I don't have a set schedule I follow, but I will explain it the best I can. This would be an example of what a week of meals may be .....

Monday - 5-6 small rats
Tuesday - 5-6 chicks
Wednesday - 2 tilapia filets and 5-6 raw shrimp ( calcium added)
Thursday - no food
Friday - 2 small rats and 4 chicks
Saturday - 5-6 small rats
Sunday - 5-6 chicks 

I may do a day of chicken gizzards/hearts with tilapia and calcium supplement instead of whole prey. 

I use ZooMed repti calcium w/o D3.


----------



## MissMooRaw (Sep 11, 2011)

james.w said:


> I don't have a set schedule I follow, but I will explain it the best I can. This would be an example of what a week of meals may be .....
> 
> Monday - 5-6 small rats
> Tuesday - 5-6 chicks
> ...



Wow, I see. That's all for a baby I assume. It's so confusing to get food figured out since there are some people that tell you to skip a day of feeding if you feed them a rat, or that they should just have one rat. 

It is helpful, thanks. I guess everyone just makes their own adjustments. I have some organic ground turkey, I guess I'll just give that to her on occasions instead of all the time like some feeding threads mention.


----------



## james.w (Sep 11, 2011)

This is for a yearling. For a hatchling/juvie I would do the same, but maybe throw a day of ground turkey with calcium. I would also add roaches, I fed mine roaches until he was about 36". Of course amounts and size of whole prey would be different for younger/smaller tegus.


----------



## Piercedcub32 (Sep 11, 2011)

OMG, you go through 16 chicks and 14 rats a week?! for one tegu?! Guess I'm going to need to start ordering bulk feeders LOL That would break me here. I pay 2.50 for a hopper mouse where I live! We only have one pet store.


----------



## james.w (Sep 11, 2011)

Yeah I buy 20 small rats a week for my tegu. I think they are $1.60 each, and I picked up 300 chicks for $50 a while back so I am good on them for a while. 

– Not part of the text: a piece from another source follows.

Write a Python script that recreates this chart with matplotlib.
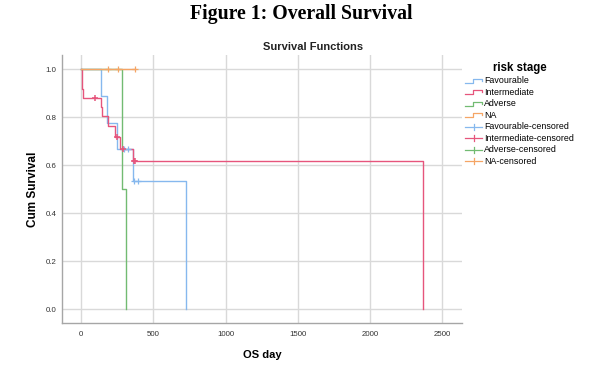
import matplotlib
matplotlib.use("Agg")
import matplotlib.pyplot as plt
from matplotlib.lines import Line2D
from matplotlib.legend_handler import HandlerBase

# ---- data ----
fav_t    = [0, 140, 176, 248, 360, 725]
fav_s    = [1.0, 0.889, 0.778, 0.667, 0.533, 0.0]
fav_ct   = [297, 325, 366, 394]
fav_cs   = [0.667, 0.667, 0.533, 0.533]

int_t    = [0, 3, 6, 10, 136, 146, 187, 237, 266, 360, 2369]
int_s    = [1.0, 0.96, 0.92, 0.88, 0.843, 0.805, 0.762, 0.72, 0.67, 0.62, 0.0]
int_ct   = [95, 251, 290, 366, 370]
int_cs   = [0.88, 0.72, 0.67, 0.62, 0.62]

adv_t    = [0, 281, 308]
adv_s    = [1.0, 0.5, 0.0]

na_t     = [0, 373]
na_s     = [1.0, 1.0]
na_ct    = [188, 252, 372]
na_cs    = [1.0, 1.0, 1.0]

x_ticks  = [0, 500, 1000, 1500, 2000, 2500]
y_ticks  = [0.0, 0.2, 0.4, 0.6, 0.8, 1.0]

C_FAV = '#86b8ee'
C_INT = '#e6557c'
C_ADV = '#72bb72'
C_NA  = '#f5a565'


class StepHandler(HandlerBase):
    """Little step glyph like the SPSS legend."""
    def create_artists(self, legend, orig, xd, yd, w, h, fs, trans):
        xs = [xd, xd + 0.45 * w, xd + 0.45 * w, xd + w, xd + w]
        ys = [yd + 0.15 * h, yd + 0.15 * h, yd + 0.85 * h, yd + 0.85 * h, yd + 0.45 * h]
        return [Line2D(xs, ys, color=orig.get_color(), lw=0.9, transform=trans)]


class CrossHandler(HandlerBase):
    """Censor glyph: long horizontal bar with a tick in the middle."""
    def create_artists(self, legend, orig, xd, yd, w, h, fs, trans):
        c = orig.get_color()
        hz = Line2D([xd, xd + w], [yd + 0.5 * h] * 2, color=c, lw=0.9, transform=trans)
        vt = Line2D([xd + 0.5 * w] * 2, [yd - 0.05 * h, yd + 1.05 * h], color=c, lw=0.9, transform=trans)
        return [hz, vt]


fig = plt.figure(figsize=(6.02, 3.77), dpi=100)
fig.patch.set_facecolor('white')
ax = fig.add_axes([0.103, 0.143, 0.664, 0.711])

fig.text(0.5, 0.962, "Figure 1: Overall Survival", ha='center', va='center',
         family='Liberation Serif', fontweight='bold', fontsize=14.2)
fig.text(313 / 602, 1 - 47 / 377, "Survival Functions", ha='center', va='center',
         family='Liberation Sans', fontweight='bold', fontsize=8, color='#222222')

for v in x_ticks:
    ax.axvline(v, color='#d9d9d9', lw=1.0, zorder=0)
for v in y_ticks:
    ax.axhline(v, color='#d9d9d9', lw=1.0, zorder=0)

lw = 1.0
l_fav, = ax.step(fav_t, fav_s, where='post', color=C_FAV, lw=lw, label='Favourable')
l_int, = ax.step(int_t, int_s, where='post', color=C_INT, lw=lw, label='Intermediate')
l_adv, = ax.step(adv_t, adv_s, where='post', color=C_ADV, lw=lw, label='Adverse')
l_na,  = ax.step(na_t, na_s, where='post', color=C_NA, lw=lw, label='NA')

ms = 5
c_fav, = ax.plot(fav_ct, fav_cs, ls='none', marker='+', ms=ms, mew=0.9, color=C_FAV, label='Favourable-censored')
c_int, = ax.plot(int_ct, int_cs, ls='none', marker='+', ms=ms, mew=1.1, color=C_INT, label='Intermediate-censored')
c_adv, = ax.plot([], [], ls='none', marker='+', ms=ms, mew=0.9, color=C_ADV, label='Adverse-censored')
c_na,  = ax.plot(na_ct, na_cs, ls='none', marker='+', ms=ms, mew=0.9, color=C_NA, label='NA-censored')

ax.set_xlim(-133, 2634)
ax.set_ylim(-0.058, 1.06)
ax.set_xticks(x_ticks)
ax.set_yticks(y_ticks)
ax.set_yticklabels([f"{v:.1f}" for v in y_ticks])
ax.tick_params(axis='x', length=0, labelsize=5.7, labelcolor='#333333', pad=6)
ax.tick_params(axis='y', length=0, labelsize=5.7, labelcolor='#333333', pad=4)
for lab in ax.get_xticklabels() + ax.get_yticklabels():
    lab.set_family('Liberation Sans')

for s in ('top', 'right'):
    ax.spines[s].set_visible(False)
for s in ('left', 'bottom'):
    ax.spines[s].set_color('#a6a6a6')
    ax.spines[s].set_linewidth(1.0)

ax.set_xlabel("OS day", family='Liberation Sans', fontweight='bold', fontsize=8, labelpad=8)
ax.set_ylabel("Cum Survival", family='Liberation Sans', fontweight='bold', fontsize=8.5, labelpad=5)

handles = [l_fav, l_int, l_adv, l_na, c_fav, c_int, c_adv, c_na]
hmap = {h: StepHandler() for h in (l_fav, l_int, l_adv, l_na)}
hmap.update({h: CrossHandler() for h in (c_fav, c_int, c_adv, c_na)})
leg = ax.legend(handles=handles, handler_map=hmap, title="risk stage",
                loc='upper left', bbox_to_anchor=(0.995, 0.995), frameon=False,
                prop={'family': 'Liberation Sans', 'size': 6.4}, handlelength=1.9,
                handleheight=0.6, handletextpad=0.25, labelspacing=0.28, borderaxespad=0.2)
leg.get_title().set_fontweight('bold')
leg.get_title().set_fontsize(8.3)
leg.get_title().set_family('Liberation Sans')

fig.savefig("out.png", dpi=100, facecolor='white')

I also have to feed my other herps, so it is pretty costly.


----------



## VARNYARD (Sep 12, 2011)

*Do not feed 16 chicks and 14 rats a week*, regardless of what James is saying here, a tegu needs one whole prey item once or twice a week. One that he can swallow without too much trouble, excessive rodents or chicks can cause a hair or feather impaction and you will be at risk of loosing your tegu.

Please use the care sheet here, and you can keep and have a healthy tegu.


----------



## kellen.watkins (Sep 12, 2011)

thank you for the input bobby


----------



## xocrieox (Sep 12, 2011)

Bobby can you give us a idea of a weekly feeding for one of your tegus is? Thanks


----------



## james.w (Sep 12, 2011)

Regardless of what Bobby says, I have been feeding this way for at least 4 months and have had no impaction problems. With proper temps and humidity, they will not have any problems digesting the whole prey items. 

I forgot to mention that I recently added chicken necks to the diet once a week. 

Bobby, how many times have YOU had impaction problems from feeding too many whole prey items?


----------



## VARNYARD (Sep 12, 2011)

james.w said:


> Regardless of what Bobby says, I have been feeding this way for at least 4 months and have had no impaction problems. With proper temps and humidity, they will not have any problems digesting the whole prey items.
> 
> I forgot to mention that I recently added chicken necks to the diet once a week.
> 
> Bobby, how many times have YOU had impaction problems from feeding too many whole prey items?



I am the leading expert on these animals, and I can't stand mis-information. I know more about these animals than anyone else, and yes i have seen feather and hair impactions. 

What you are posting is not even close to true/good care of these animals.


----------



## MissMooRaw (Sep 12, 2011)

I asked bobby this last night, here's what he told me. For a hatchling/juvie, of course.

Beef Liver Turkey mix once a week.

Cod Liver Turkey mix about 2-3 times a week.

Rodents at least 1- 2 times a week 

Crickets dusted with the calcium powder he recommends on his care sheet.

Fish Fillets: (Wild alaskan salmon, farmed rainbow trout, pacific halibut, farmed tilapia, mahi mahi (These are just fish with lower or no mercury in their system, Im sure you can give them any kind of fish, just be aware of what's in it))

There is a list of foods on the forums someplace, I'm sure you can add from it what you would like to try on your tegu as well, or test them out to see if they like them since some items on the list are fruits and vegies and some tegus don't eat them.


----------



## james.w (Sep 12, 2011)

VARNYARD said:


> james.w said:
> 
> 
> > Regardless of what Bobby says, I have been feeding this way for at least 4 months and have had no impaction problems. With proper temps and humidity, they will not have any problems digesting the whole prey items.
> ...



I am asking how many impactions problems have you had from too many rodents/birds? Why can't you answer the question? 

You say they need a mainly meat diet yet from scientific research of over 70 tegu's stomach contents, over 60% was fruit and vegetable matter. 

I am not recommending anyone else feed what I do. I was asked what I fed and responded.


----------